A bespoke suit is the apex of tailoring — a garment made entirely from scratch, with nothing borrowed from a standard pattern. At Lindsay Bespoke, each besoke suit begins with a unique paper pattern drafted in-house, not a block altered from a factory shelf. The slope of your shoulders, the tilt of your stance, the arch of your back, even the way you habitually stand at ease — every nuance is accounted for before a single stitch is made.
The library of cloth reads like a roll call of the world’s finest mills: Loro Piana, Drago, Holland & Sherry, Scabal. Wool fresco for summer heat, cashmere flannel for winter nights in Los Angeles, silk blends reserved for evenings out. Then comes the personalization: lapels wide, sharp, or discreetly notched; pockets straight or rakishly slanted; buttons in horn, mother-of-pearl, or gold. Linings range from jacquard silk to signature colors, or even your initials woven inside. A motto or emblem, stitched discreetly into the pocket, becomes part of the suit’s private language.
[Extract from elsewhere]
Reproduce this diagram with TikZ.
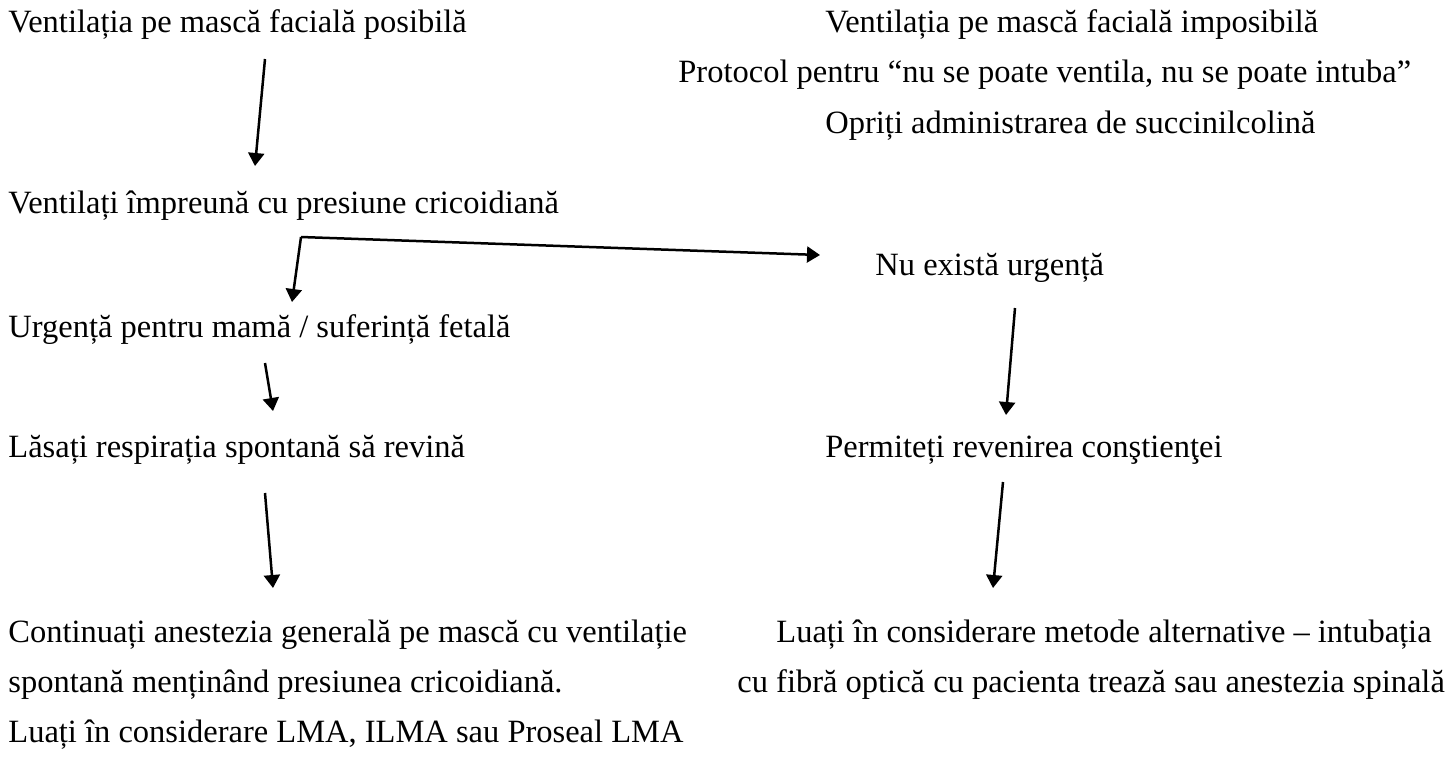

Beneath it all lies the construction. Full canvas — never fused — so the suit breathes and molds to the body. Hand-padded lapels, hand-sewn buttonholes, pick stitching so fine it reads as effortless. The craftsmanship is invisible to most eyes, but unmistakable once worn.
Bespoke is never a single step. It is a sequence of fittings — basted, forward, and final — with adjustments made at every stage. The result is a garment that doesn’t just fit your body, but follows your movement and presence. And beyond the visible craft, there are quiet advantages: your pattern remains on file for life, ready for future commissions; the suit itself is built to last decades, with the flexibility to be altered as your body changes; the shoulders are cut to your precise slope, reducing strain and wrinkles while giving you a natural posture that feels effortless. A bespoke suit communicates authority in ways no ready-made garment can. It makes people notice without knowing why.
Even the process carries its own reward. Choosing fabrics, debating the lapel roll, feeling the basted fitting — these are not errands but rituals, connecting you to centuries of tailoring tradition.
Slip into the finished garment, and it does not feel like armor placed on your body. It feels like armor that was always meant to be part of you. You stand straighter but never stiff. You look sharp without trying. The suit disappears, leaving only your presence.
Bespoke tailoring is not about chasing trends. It is about identity, permanence, and distinction. It is for the man who knows that clothing is not decoration, but the language of presence.